* [Material supplied]:
----------------

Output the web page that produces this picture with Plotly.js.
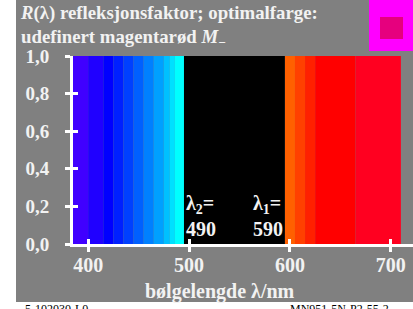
<!DOCTYPE html>
<html><head><meta charset="utf-8">
<script src="https://cdn.plot.ly/plotly-3.0.1.min.js"></script>
<style>html,body{margin:0;padding:0;background:#fff}#c{width:413px;height:309px}</style>
</head><body><div id="c"></div>
<script>
// ---- data ----
const bandEdges = [385,400,415,425,435,445,455,465,475,481,486,495,595,605,615,625,665,710];
const bandColors = ['#4000ff','#2000ff','#0000ff','#0020ff','#0040ff','#0060ff','#0080ff','#00a0ff','#00c0ff','#00e0ff','#00ffff','#000000','#ff6000','#ff4000','#ff2000','#ff0000','#ff0020'];
const reflectance = [1,1,1,1,1,1,1,1,1,1,1,0,1,1,1,1,1];
const lambda2 = 490, lambda1 = 590;
const xTickVals = [400,500,600,700];
const xTickText = ['400','500','600','700'];
const yTickVals = [0,0.2,0.4,0.6,0.8,1.0];
const yTickText = ['0,0','0,2','0,4','0,6','0,8','1,0'];

const mids = [], widths = [];
for (let i = 0; i < bandColors.length; i++) {
  mids.push((bandEdges[i] + bandEdges[i+1]) / 2);
  widths.push(bandEdges[i+1] - bandEdges[i]);
}
const absorbed = reflectance.map(r => 1 - r);

const W = 413, H = 309, L = 73, R = 0, T = 56, B = 65;
const pw = W - L - R, ph = H - T - B;
const px = x => (x - L) / pw;          // pixel -> paper x
const py = y => (H - B - y) / ph;      // pixel -> paper y

const txt = '#f2f2f2';
const serif = 'Liberation Serif, Times New Roman, serif';

const traces = [
  {type:'bar', x: mids, y: reflectance, width: widths, marker:{color: bandColors, line:{width:0}}, hoverinfo:'skip'},
  {type:'bar', x: mids, y: absorbed, base: reflectance, width: widths, marker:{color:'#000000', line:{width:0}}, hoverinfo:'skip'},
  {type:'scatter', x:[400], y:[0], xaxis:'x2', yaxis:'y2', mode:'markers', marker:{opacity:0}, hoverinfo:'skip'}
];

const axCommon = {showgrid:false, zeroline:false, linecolor:'#ffffff', linewidth:3, tickcolor:'#ffffff', tickwidth:3, ticklen:5,
  tickfont:{family:serif, size:20, color:txt, weight:'bold'}};

const layout = {
  width: W, height: H,
  margin:{l:L, r:R, t:T, b:B, pad:0},
  paper_bgcolor:'#ffffff', plot_bgcolor:'#808080',
  barmode:'overlay', showlegend:false,
  xaxis: Object.assign({}, axCommon, {range:[385,722], tickvals:xTickVals, ticktext:xTickText, ticks:'outside', showline:true, ticklabelstandoff:-4}),
  yaxis: Object.assign({}, axCommon, {range:[0,1], tickvals:yTickVals, ticktext:yTickText, ticks:'outside', showline:true, ticklabelstandoff:12,
          tickfont:{family:serif, size:19, color:txt, weight:'bold'}}),
  xaxis2: {overlaying:'x', range:[385,722], tickvals:xTickVals, ticks:'inside', ticklen:5, tickwidth:3, tickcolor:'#ffffff', showticklabels:false, showgrid:false, zeroline:false, showline:false},
  yaxis2: {overlaying:'y', range:[0,1], tickvals:yTickVals, ticks:'inside', ticklen:5, tickwidth:3, tickcolor:'#ffffff', showticklabels:false, showgrid:false, zeroline:false, showline:false},
  shapes: [
    {type:'rect', xref:'paper', yref:'paper', x0:px(16), x1:px(413), y0:py(302), y1:py(0), fillcolor:'#808080', line:{width:0}, layer:'below'},
    {type:'rect', xref:'paper', yref:'paper', x0:px(369), x1:px(413), y0:py(51), y1:py(0), fillcolor:'#ff00ff', line:{width:0}},
    {type:'rect', xref:'paper', yref:'paper', x0:px(380), x1:px(403), y0:py(39), y1:py(17), fillcolor:'#e6007e', line:{width:0}}
  ],
  annotations: [
    {xref:'paper', yref:'paper', x:px(19), y:py(1), xanchor:'left', yanchor:'top', align:'left', showarrow:false, borderpad:0,
     text:'<i>R</i>(λ) refleksjonsfaktor; optimalfarge:<br>udefinert magentarød <i>M</i><sub>−</sub>',
     font:{family:serif, size:18.8, color:txt, weight:'bold'}},
    {xref:'paper', yref:'paper', x:px(220), y:py(278), xanchor:'center', yanchor:'top', showarrow:false,
     text:'bølgelengde λ/nm', font:{family:serif, size:20, color:txt, weight:'bold'}},
    {xref:'x', yref:'y', x:lambda2 + 5, y:0.012, xanchor:'left', yanchor:'bottom', align:'left', showarrow:false,
     text:'λ<sub>2</sub>=<br>' + lambda2, font:{family:serif, size:20, color:txt, weight:'bold'}},
    {xref:'x', yref:'y', x:lambda1 + 5, y:0.012, xanchor:'right', yanchor:'bottom', align:'left', showarrow:false,
     text:'λ<sub>1</sub>=<br>' + lambda1, font:{family:serif, size:20, color:txt, weight:'bold'}},
    {xref:'paper', yref:'paper', x:px(24), y:py(301), xanchor:'left', yanchor:'top', showarrow:false, borderpad:0,
     text:'5-102030-L0', font:{family:serif, size:12, color:'#000000'}},
    {xref:'paper', yref:'paper', x:px(289), y:py(301), xanchor:'left', yanchor:'top', showarrow:false, borderpad:0,
     text:'MN951-5N-P2-55-2', font:{family:serif, size:12, color:'#000000'}}
  ]
};

Plotly.newPlot('c', traces, layout, {staticPlot:true, displayModeBar:false});
</script>
</body></html>
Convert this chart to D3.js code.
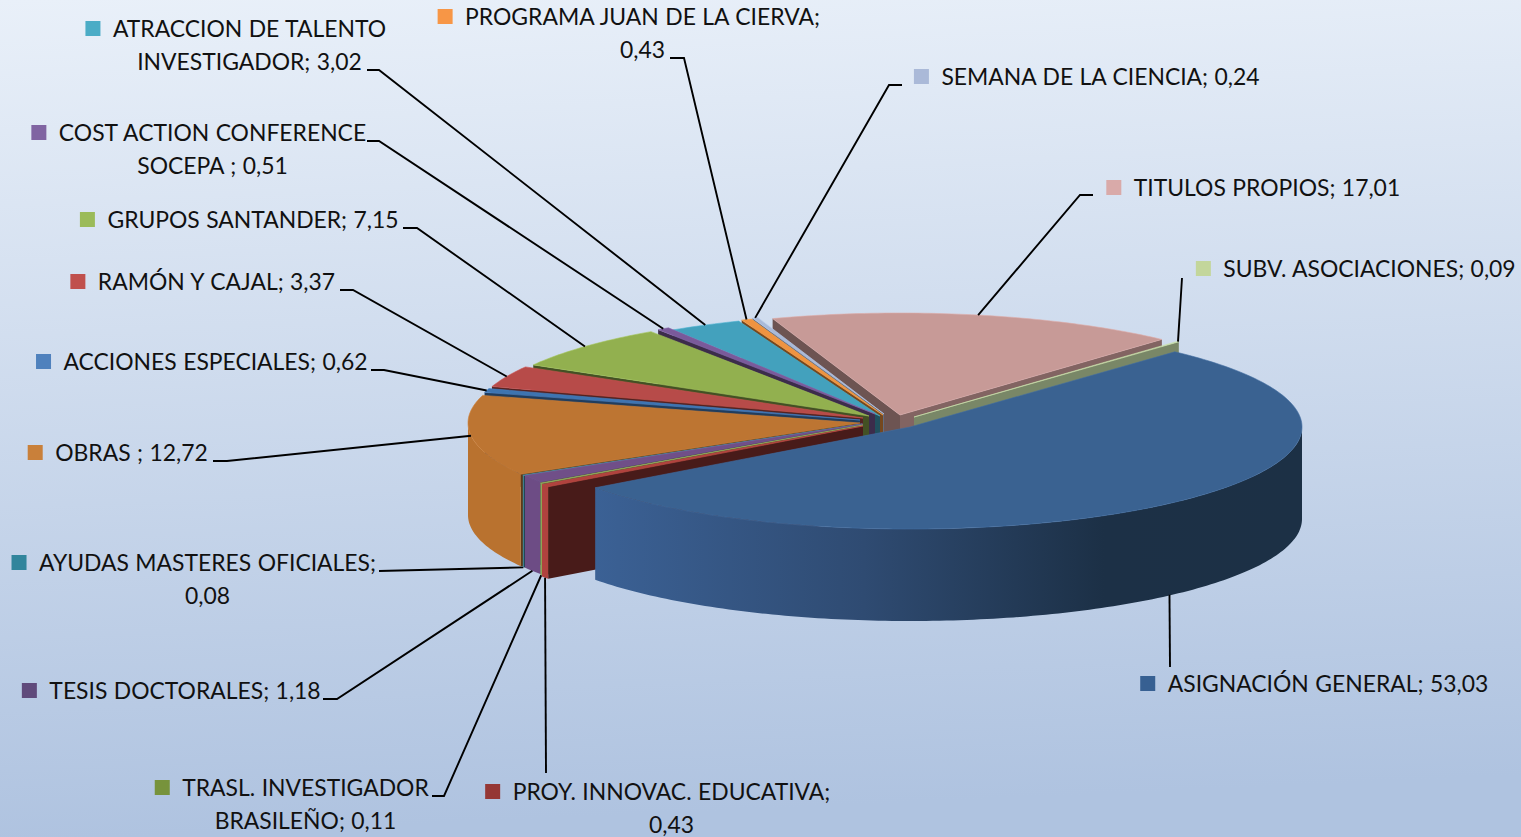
<!DOCTYPE html>
<html>
<head>
<meta charset="utf-8">
<script src="https://cdn.jsdelivr.net/npm/d3@7"></script>
<style>
    html, body { margin: 0; padding: 0; overflow: hidden; }
    text { font-family: Lato, "Open Sans", sans-serif; font-size: 22.9px; word-spacing: 0.6px; fill: #111; }
</style>
</head>
<body>
<div id="chart"></div>
<script>
const width = 1521;
const height = 837;

// data, in pie order (clockwise)
const categories = [
    "ASIGNACIÓN GENERAL", "PROY. INNOVAC. EDUCATIVA", "TRASL. INVESTIGADOR BRASILEÑO",
    "TESIS DOCTORALES", "AYUDAS MASTERES OFICIALES", "OBRAS", "ACCIONES ESPECIALES",
    "RAMÓN Y CAJAL", "GRUPOS SANTANDER", "COST ACTION CONFERENCE SOCEPA",
    "ATRACCION DE TALENTO INVESTIGADOR", "PROGRAMA JUAN DE LA CIERVA", "SEMANA DE LA CIENCIA",
    "TITULOS PROPIOS", "SUBV. ASOCIACIONES"
];
const values = [53.03, 0.43, 0.11, 1.18, 0.08, 12.72, 0.62, 3.37, 7.15, 0.51, 3.02, 0.43, 0.24, 17.01, 0.09];
const labelLines = [
    ["ASIGNACIÓN GENERAL; 53,03"],
    ["PROY. INNOVAC. EDUCATIVA;", "0,43"],
    ["TRASL. INVESTIGADOR", "BRASILEÑO; 0,11"],
    ["TESIS DOCTORALES; 1,18"],
    ["AYUDAS MASTERES OFICIALES;", "0,08"],
    ["OBRAS ; 12,72"],
    ["ACCIONES ESPECIALES; 0,62"],
    ["RAMÓN Y CAJAL; 3,37"],
    ["GRUPOS SANTANDER; 7,15"],
    ["COST ACTION CONFERENCE", "SOCEPA ; 0,51"],
    ["ATRACCION DE TALENTO", "INVESTIGADOR; 3,02"],
    ["PROGRAMA JUAN DE LA CIERVA;", "0,43"],
    ["SEMANA DE LA CIENCIA; 0,24"],
    ["TITULOS PROPIOS; 17,01"],
    ["SUBV. ASOCIACIONES; 0,09"]
];

// colours
const topColors = ["#3a6291", "#b0423e", "#8fa858", "#704f88", "#3a8fa6", "#bd7532", "#3e74b0", "#b74b49",
    "#92b04f", "#7a5a9a", "#43a1bd", "#ef9340", "#a9bad8", "#c79a97", "#b9cf9e"];
const wallColors = ["url(#blueWall)", "#b0423e", "#8fa858", "#6d4c85", "#3a8fa6", "#b9722f", "#3e74b0", "#b74b49",
    "#92b04f", "#7a5a9a", "#43a1bd", "#ef9340", "#a9bad8", "#c79a97", "#7c8660"];
const keyColors = ["#376092", "#953735", "#77933c", "#604a7b", "#31859c", "#c9803a", "#4f81bd", "#c0504d",
    "#9bbb59", "#8064a2", "#4bacc6", "#f79646", "#aab9d8", "#d9aaa9", "#c3d69b"];
const sideDarken = [2, 2.5, 2.2, 2.2, 2.2, 2, 1.8, 2.2, 2.2, 2, 2, 2, 1.5, 1.7, 1];

// pie geometry
const ry = 102;
const depth = 92;
const startDeg = 42.5;
// the picture has a bit of perspective, some back slices come out narrower
const sliceRx = [392, 392, 392, 392, 392, 392, 390, 390, 388, 386, 386, 386, 386, 390, 392];
// where each slice's tip ended up after the explosion
const sliceTips = [[910, 427], [863, 426], [863, 425], [863, 424], [862, 424], [860, 423], [860, 420], [863, 418],
    [869, 416], [875, 414], [880, 416], [883, 415], [884, 414], [900, 415], [914, 417]];

// label layout: text centre x, first line centre y, then the leader start points
const labelCx = [1328, 671.5, 305.5, 185, 207.5, 131.5, 215.5, 216.5, 253, 212.5, 249.5, 642.5, 1100.5, 1267, 1369.5];
const labelY = [684, 792, 788, 691, 563, 453, 362, 282, 220, 133, 29, 17, 77, 188, 269];
const leaderStart = [
    [[1170, 667]],
    [[546, 773]],
    [[432, 796], [444, 796]],
    [[323, 699], [337, 699]],
    [[379, 571]],
    [[213, 461], [227, 461]],
    [[371, 370], [384, 370]],
    [[340, 290], [353, 290]],
    [[403, 228], [417, 228]],
    [[367, 141], [379, 141]],
    [[367, 70], [379, 70]],
    [[670, 58], [684, 58]],
    [[902, 85], [889, 85]],
    [[1093, 195], [1080, 195]],
    [[1182, 278]]
];
// the big slice's leader runs straight down, a little left of its mid angle
const leaderNudge = [-3, 0, 0, 0, 0, 0, 0, 0, 0, 0, 0, 0, 0, 0, 0];

const svg = d3.select("#chart")
    .append("svg")
    .attr("width", width)
    .attr("height", height)
    .style("display", "block");

const defs = svg.append("defs");

const bg = defs.append("linearGradient")
    .attr("id", "bg")
    .attr("x1", 0).attr("y1", 0).attr("x2", 0.08).attr("y2", 1);
bg.append("stop").attr("offset", "0%").attr("stop-color", "#e9f0f9");
bg.append("stop").attr("offset", "100%").attr("stop-color", "#afc3e0");

const blueWall = defs.append("linearGradient")
    .attr("id", "blueWall")
    .attr("gradientUnits", "userSpaceOnUse")
    .attr("x1", 595).attr("y1", 0).attr("x2", 1302).attr("y2", 0);
blueWall.append("stop").attr("offset", "0%").attr("stop-color", "#3b6195");
blueWall.append("stop").attr("offset", "38%").attr("stop-color", "#2f4b72");
blueWall.append("stop").attr("offset", "72%").attr("stop-color", "#1c3046");
blueWall.append("stop").attr("offset", "100%").attr("stop-color", "#1c3045");

svg.append("rect")
    .attr("width", width)
    .attr("height", height)
    .attr("fill", "url(#bg)");

const toRad = d => d * Math.PI / 180;

const slices = d3.pie()
    .sort(null)
    .startAngle(toRad(startDeg))
    .endAngle(toRad(startDeg + 360))(values);

slices.forEach((d, i) => {
    d.tip = sliceTips[i];
    d.rx = sliceRx[i];
    d.mid = (d.startAngle + d.endAngle) / 2;
    d.index = i;
});

function rim(d, a, drop) {
    return [d.tip[0] + Math.sin(a) * d.rx, d.tip[1] - Math.cos(a) * ry + (drop || 0)];
}

function rimPoints(d, a0, a1, drop) {
    const n = Math.max(2, Math.ceil((a1 - a0) / toRad(1)));
    return d3.range(n + 1).map(k => rim(d, a0 + (a1 - a0) * k / n, drop));
}

const line = d3.line();
const closed = pts => line(pts) + "Z";

// back slices first
const drawOrder = slices.slice().sort((a, b) => Math.cos(b.mid) - Math.cos(a.mid));
const pieGroup = svg.append("g");

drawOrder.forEach(d => {
    const g = pieGroup.append("g");
    const tipDown = [d.tip[0], d.tip[1] + depth];
    const fill = topColors[d.index];

    // side walls, only the one that faces the viewer
    if (Math.sin(d.startAngle) < 0) {
        g.append("path")
            .attr("d", closed([d.tip, rim(d, d.startAngle), rim(d, d.startAngle, depth), tipDown]))
            .attr("fill", d3.color(fill).darker(sideDarken[d.index]).formatHex());
    }
    if (Math.sin(d.endAngle) > 0) {
        g.append("path")
            .attr("d", closed([d.tip, rim(d, d.endAngle), rim(d, d.endAngle, depth), tipDown]))
            .attr("fill", d3.color(fill).darker(1.2).formatHex());
    }

    // outer wall, only the part that faces the viewer
    const a0 = Math.max(d.startAngle, toRad(90));
    const a1 = Math.min(d.endAngle, toRad(270));
    if (a1 > a0) {
        const upper = rimPoints(d, a0, a1);
        const lower = rimPoints(d, a0, a1, depth).reverse();
        g.append("path")
            .attr("d", closed(upper.concat(lower)))
            .attr("fill", wallColors[d.index]);
    }

    // top face
    g.append("path")
        .attr("d", closed([d.tip].concat(rimPoints(d, d.startAngle, d.endAngle))))
        .attr("fill", fill)
        .attr("stroke", d3.color(fill).brighter(0.3).formatHex())
        .attr("stroke-width", 0.6);
});

// leader lines, they end on the rim at the middle of each slice
svg.append("g")
    .selectAll("path")
    .data(slices)
    .enter().append("path")
    .attr("d", d => {
        const drop = Math.cos(d.mid) < -0.2 ? depth : 0;
        const end = rim(d, d.mid, drop);
        end[0] += leaderNudge[d.index];
        return line(leaderStart[d.index].concat([end]));
    })
    .attr("fill", "none")
    .attr("stroke", "#000")
    .attr("stroke-width", 1.9);

// labels with their colour keys
const labels = svg.append("g")
    .selectAll("g")
    .data(slices)
    .enter().append("g");

labels.each(function (d) {
    const g = d3.select(this);
    const lines = labelLines[d.index];
    const cx = labelCx[d.index];
    const y = labelY[d.index];

    const texts = lines.map((t, k) => g.append("text")
        .attr("x", cx)
        .attr("y", y + k * 32.6)
        .attr("dy", "0.35em")
        .attr("text-anchor", "middle")
        .text(t));

    const left = cx - texts[0].node().getComputedTextLength() / 2;
    g.append("rect")
        .attr("x", left - 27.5)
        .attr("y", y - 8)
        .attr("width", 15)
        .attr("height", 15)
        .attr("fill", keyColors[d.index]);
});
</script>
</body>
</html>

----------------

* [Job]:
Only the lines from the start of the records to the one containing "const absorbed = reflectance.map(r => 1 - r);" should be repeated, exactly and with both ends kept; drop any pictures.

* [Task answer]:
Output the web page that produces this picture with Plotly.js.
<!DOCTYPE html>
<html><head><meta charset="utf-8">
<script src="https://cdn.plot.ly/plotly-3.0.1.min.js"></script>
<style>html,body{margin:0;padding:0;background:#fff}#c{width:413px;height:309px}</style>
</head><body><div id="c"></div>
<script>
// ---- data ----
const bandEdges = [385,400,415,425,435,445,455,465,475,481,486,495,595,605,615,625,665,710];
const bandColors = ['#4000ff','#2000ff','#0000ff','#0020ff','#0040ff','#0060ff','#0080ff','#00a0ff','#00c0ff','#00e0ff','#00ffff','#000000','#ff6000','#ff4000','#ff2000','#ff0000','#ff0020'];
const reflectance = [1,1,1,1,1,1,1,1,1,1,1,0,1,1,1,1,1];
const lambda2 = 490, lambda1 = 590;
const xTickVals = [400,500,600,700];
const xTickText = ['400','500','600','700'];
const yTickVals = [0,0.2,0.4,0.6,0.8,1.0];
const yTickText = ['0,0','0,2','0,4','0,6','0,8','1,0'];

const mids = [], widths = [];
for (let i = 0; i < bandColors.length; i++) {
  mids.push((bandEdges[i] + bandEdges[i+1]) / 2);
  widths.push(bandEdges[i+1] - bandEdges[i]);
}
const absorbed = reflectance.map(r => 1 - r);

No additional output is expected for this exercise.